Data entries:

==================================================

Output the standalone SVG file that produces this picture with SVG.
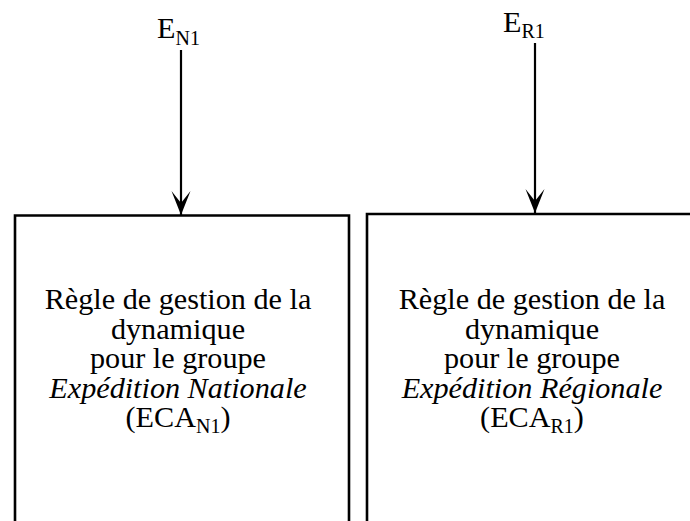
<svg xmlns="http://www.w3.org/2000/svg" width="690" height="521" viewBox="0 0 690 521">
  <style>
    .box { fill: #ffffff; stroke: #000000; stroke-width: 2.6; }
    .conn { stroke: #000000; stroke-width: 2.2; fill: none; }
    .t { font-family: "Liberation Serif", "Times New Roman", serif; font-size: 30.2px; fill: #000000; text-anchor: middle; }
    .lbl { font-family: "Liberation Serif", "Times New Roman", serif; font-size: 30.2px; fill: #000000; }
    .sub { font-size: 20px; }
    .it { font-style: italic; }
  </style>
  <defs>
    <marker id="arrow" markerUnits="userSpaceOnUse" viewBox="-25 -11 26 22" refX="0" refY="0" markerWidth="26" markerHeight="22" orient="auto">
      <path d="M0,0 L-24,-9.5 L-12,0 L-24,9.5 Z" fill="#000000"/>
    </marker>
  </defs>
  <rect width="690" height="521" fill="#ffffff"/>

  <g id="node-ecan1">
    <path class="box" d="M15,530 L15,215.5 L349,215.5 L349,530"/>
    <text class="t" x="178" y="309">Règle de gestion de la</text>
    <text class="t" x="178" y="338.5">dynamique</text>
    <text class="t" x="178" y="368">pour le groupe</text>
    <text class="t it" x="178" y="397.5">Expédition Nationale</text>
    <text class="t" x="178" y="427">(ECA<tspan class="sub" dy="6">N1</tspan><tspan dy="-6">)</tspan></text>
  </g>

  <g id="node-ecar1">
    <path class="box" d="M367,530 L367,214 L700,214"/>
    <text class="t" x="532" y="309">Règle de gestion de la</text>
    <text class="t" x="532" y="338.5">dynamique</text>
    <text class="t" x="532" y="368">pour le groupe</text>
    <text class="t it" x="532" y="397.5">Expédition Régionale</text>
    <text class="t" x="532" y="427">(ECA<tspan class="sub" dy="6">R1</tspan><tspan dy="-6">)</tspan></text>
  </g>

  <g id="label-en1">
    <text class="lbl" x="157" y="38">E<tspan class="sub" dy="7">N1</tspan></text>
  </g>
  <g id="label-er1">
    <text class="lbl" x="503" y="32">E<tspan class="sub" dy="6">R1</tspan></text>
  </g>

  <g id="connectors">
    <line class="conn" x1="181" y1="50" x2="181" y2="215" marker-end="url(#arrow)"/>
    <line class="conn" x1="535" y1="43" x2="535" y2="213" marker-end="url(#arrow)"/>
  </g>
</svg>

==================================================

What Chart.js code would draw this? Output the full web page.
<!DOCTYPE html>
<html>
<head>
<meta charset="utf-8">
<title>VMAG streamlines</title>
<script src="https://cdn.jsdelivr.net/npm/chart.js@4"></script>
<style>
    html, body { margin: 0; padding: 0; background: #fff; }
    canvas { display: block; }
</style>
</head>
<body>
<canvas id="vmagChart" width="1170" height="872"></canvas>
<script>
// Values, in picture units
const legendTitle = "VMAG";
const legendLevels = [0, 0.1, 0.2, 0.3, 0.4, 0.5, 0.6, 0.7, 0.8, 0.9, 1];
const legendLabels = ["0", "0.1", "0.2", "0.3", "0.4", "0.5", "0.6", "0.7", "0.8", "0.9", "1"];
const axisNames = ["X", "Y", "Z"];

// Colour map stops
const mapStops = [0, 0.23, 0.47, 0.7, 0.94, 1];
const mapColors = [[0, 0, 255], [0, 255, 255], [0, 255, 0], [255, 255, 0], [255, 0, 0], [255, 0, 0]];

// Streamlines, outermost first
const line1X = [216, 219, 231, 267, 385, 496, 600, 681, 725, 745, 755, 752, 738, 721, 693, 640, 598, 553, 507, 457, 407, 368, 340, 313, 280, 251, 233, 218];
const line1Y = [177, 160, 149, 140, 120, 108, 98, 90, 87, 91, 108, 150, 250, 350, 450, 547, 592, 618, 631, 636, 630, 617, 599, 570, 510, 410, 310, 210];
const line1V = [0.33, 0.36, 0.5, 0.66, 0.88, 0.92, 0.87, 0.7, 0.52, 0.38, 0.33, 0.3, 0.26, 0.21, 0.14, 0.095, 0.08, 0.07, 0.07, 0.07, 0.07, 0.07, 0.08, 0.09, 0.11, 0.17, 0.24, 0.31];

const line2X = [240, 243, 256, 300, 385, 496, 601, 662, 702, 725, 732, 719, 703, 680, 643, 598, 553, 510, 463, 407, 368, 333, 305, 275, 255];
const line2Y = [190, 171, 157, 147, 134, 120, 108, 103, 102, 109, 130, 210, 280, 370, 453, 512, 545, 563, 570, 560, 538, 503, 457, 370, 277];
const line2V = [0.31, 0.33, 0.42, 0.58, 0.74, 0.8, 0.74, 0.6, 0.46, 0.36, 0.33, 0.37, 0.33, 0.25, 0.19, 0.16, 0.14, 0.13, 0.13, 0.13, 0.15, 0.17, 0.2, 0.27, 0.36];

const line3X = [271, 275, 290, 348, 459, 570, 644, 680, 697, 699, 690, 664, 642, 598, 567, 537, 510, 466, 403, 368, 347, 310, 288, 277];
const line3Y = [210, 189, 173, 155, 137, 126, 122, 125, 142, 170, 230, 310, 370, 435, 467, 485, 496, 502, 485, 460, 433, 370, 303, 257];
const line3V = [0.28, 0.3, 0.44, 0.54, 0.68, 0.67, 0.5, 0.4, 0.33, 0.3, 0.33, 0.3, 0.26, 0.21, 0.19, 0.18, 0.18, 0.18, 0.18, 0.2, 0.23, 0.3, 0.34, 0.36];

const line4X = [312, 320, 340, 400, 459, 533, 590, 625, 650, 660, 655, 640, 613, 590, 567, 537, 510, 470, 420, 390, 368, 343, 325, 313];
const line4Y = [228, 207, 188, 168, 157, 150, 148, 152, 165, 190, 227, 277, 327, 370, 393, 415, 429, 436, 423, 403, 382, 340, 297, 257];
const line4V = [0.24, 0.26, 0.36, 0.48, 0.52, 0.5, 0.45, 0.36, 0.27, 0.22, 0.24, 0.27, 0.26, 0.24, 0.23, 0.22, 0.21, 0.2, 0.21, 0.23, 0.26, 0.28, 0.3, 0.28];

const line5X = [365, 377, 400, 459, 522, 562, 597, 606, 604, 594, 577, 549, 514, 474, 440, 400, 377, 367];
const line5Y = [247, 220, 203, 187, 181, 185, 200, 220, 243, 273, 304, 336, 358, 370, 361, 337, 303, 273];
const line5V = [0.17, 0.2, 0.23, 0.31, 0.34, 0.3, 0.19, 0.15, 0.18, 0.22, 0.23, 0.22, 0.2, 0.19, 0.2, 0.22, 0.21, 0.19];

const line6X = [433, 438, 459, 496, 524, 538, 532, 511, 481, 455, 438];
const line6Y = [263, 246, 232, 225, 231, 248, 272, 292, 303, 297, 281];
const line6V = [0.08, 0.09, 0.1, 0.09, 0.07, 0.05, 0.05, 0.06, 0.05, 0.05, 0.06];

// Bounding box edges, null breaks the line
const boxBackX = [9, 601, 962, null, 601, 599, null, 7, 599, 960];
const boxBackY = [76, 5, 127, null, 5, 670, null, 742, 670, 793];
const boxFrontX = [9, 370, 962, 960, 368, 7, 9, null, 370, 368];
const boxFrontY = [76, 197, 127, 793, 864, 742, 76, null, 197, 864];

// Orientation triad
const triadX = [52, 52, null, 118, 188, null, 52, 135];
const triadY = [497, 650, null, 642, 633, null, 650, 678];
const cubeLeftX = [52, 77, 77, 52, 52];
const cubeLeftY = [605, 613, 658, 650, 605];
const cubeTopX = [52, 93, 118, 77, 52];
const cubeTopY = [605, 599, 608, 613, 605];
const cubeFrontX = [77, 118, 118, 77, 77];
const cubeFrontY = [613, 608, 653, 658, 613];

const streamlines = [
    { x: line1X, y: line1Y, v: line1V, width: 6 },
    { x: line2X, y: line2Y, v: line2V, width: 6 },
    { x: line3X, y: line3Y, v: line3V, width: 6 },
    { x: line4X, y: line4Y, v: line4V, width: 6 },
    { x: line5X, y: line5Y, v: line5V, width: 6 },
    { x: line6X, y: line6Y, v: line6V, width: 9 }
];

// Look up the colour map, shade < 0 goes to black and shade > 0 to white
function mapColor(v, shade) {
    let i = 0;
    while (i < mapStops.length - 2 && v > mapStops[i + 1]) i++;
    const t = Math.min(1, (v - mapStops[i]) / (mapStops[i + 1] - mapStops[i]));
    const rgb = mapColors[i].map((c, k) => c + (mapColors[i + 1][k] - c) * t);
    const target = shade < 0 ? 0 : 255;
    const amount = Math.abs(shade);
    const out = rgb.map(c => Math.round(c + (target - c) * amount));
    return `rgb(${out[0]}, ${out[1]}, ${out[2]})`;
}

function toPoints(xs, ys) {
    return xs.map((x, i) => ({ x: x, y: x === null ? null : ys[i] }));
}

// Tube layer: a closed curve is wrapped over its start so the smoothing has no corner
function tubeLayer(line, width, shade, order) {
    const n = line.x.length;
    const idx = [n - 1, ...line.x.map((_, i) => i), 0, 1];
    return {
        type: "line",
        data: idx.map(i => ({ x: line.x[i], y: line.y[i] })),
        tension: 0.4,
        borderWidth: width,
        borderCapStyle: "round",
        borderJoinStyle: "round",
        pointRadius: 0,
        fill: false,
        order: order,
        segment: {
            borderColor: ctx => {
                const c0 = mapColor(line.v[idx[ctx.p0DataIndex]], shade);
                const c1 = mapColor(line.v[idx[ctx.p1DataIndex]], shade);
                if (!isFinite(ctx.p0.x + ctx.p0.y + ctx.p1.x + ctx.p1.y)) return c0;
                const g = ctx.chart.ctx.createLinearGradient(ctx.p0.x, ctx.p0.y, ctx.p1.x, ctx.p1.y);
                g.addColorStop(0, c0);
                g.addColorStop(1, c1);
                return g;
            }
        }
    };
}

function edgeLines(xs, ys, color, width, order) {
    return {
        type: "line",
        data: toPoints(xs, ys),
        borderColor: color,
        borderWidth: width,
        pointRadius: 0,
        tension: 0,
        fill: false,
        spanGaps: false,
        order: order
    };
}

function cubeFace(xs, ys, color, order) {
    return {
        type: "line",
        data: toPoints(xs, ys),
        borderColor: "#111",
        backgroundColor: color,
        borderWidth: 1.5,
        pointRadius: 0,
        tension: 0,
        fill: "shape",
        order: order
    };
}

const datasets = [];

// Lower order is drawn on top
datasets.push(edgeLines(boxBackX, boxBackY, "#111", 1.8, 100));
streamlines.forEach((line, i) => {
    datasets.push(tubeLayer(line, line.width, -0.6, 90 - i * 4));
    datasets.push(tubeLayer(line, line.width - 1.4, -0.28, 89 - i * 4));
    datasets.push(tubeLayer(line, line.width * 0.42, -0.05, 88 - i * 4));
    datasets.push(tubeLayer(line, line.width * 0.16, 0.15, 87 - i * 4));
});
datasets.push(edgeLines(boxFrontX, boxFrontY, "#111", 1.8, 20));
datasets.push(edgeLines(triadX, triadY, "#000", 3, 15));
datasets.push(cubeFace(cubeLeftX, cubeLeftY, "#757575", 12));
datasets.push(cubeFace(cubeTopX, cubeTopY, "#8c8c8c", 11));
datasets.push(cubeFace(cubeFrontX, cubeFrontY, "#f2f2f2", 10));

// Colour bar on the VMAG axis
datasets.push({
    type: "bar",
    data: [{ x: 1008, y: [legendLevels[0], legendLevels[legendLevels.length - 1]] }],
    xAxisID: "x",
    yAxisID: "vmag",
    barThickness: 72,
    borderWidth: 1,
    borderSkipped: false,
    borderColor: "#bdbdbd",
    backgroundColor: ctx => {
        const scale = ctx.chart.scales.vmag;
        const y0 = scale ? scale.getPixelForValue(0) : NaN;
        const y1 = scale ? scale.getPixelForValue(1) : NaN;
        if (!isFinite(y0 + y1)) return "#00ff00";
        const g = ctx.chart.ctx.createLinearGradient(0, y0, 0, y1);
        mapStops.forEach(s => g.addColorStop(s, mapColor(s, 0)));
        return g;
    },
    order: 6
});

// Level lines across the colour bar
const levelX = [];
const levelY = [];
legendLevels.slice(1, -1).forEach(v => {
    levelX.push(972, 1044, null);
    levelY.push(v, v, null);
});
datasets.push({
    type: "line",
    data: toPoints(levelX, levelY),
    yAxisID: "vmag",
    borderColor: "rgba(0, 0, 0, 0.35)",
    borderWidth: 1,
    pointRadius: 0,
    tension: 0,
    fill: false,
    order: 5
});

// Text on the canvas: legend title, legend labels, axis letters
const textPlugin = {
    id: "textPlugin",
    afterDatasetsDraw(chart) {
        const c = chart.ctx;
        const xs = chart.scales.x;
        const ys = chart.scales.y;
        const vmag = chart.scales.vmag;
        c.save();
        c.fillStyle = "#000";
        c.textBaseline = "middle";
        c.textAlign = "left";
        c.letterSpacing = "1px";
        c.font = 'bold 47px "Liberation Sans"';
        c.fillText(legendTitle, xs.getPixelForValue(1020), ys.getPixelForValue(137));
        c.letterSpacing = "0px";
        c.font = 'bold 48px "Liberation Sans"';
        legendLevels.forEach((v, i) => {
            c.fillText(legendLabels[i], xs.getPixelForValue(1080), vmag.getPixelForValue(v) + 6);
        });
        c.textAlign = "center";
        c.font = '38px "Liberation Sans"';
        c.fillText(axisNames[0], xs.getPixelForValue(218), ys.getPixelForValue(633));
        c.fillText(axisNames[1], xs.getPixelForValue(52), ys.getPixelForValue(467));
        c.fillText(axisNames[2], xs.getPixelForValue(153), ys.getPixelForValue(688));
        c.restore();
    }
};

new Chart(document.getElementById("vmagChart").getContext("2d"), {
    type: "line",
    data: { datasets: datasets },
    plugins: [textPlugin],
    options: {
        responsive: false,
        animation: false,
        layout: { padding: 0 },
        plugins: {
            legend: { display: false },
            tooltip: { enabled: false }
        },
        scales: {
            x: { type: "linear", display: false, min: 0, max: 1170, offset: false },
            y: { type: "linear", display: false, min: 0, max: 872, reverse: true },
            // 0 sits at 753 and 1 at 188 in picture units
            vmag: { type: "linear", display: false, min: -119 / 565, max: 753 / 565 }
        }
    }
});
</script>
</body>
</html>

==================================================

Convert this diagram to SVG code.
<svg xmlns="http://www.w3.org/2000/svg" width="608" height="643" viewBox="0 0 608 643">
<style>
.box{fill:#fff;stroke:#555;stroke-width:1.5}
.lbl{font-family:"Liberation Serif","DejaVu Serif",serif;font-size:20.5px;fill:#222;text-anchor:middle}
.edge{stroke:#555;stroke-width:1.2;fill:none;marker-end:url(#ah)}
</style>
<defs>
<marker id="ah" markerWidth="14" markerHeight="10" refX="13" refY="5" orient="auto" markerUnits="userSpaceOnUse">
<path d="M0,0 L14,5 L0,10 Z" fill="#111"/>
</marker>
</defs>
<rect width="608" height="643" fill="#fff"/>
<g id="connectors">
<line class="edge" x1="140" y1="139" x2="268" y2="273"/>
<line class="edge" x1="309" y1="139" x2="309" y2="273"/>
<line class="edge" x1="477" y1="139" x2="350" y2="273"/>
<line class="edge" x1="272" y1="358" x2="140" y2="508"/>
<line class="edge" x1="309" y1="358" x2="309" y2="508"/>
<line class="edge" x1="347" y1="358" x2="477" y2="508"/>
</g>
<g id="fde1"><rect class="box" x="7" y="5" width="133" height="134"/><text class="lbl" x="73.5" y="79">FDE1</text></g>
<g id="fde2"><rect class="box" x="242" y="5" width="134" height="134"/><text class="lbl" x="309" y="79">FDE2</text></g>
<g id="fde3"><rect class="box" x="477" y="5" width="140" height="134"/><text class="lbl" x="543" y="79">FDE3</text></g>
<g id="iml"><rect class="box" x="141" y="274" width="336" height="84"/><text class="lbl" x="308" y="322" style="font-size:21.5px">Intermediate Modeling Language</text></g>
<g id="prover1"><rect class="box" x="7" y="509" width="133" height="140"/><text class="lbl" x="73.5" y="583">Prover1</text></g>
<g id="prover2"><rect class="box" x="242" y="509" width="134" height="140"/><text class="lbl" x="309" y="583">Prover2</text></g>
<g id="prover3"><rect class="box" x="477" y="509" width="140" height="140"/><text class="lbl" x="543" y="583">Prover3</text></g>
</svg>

==================================================

Task objective:
From the entries above, copy every line that holds the word "Output".

Answer for this exercise:
Output the standalone SVG file that produces this picture with SVG.
What Chart.js code would draw this? Output the full web page.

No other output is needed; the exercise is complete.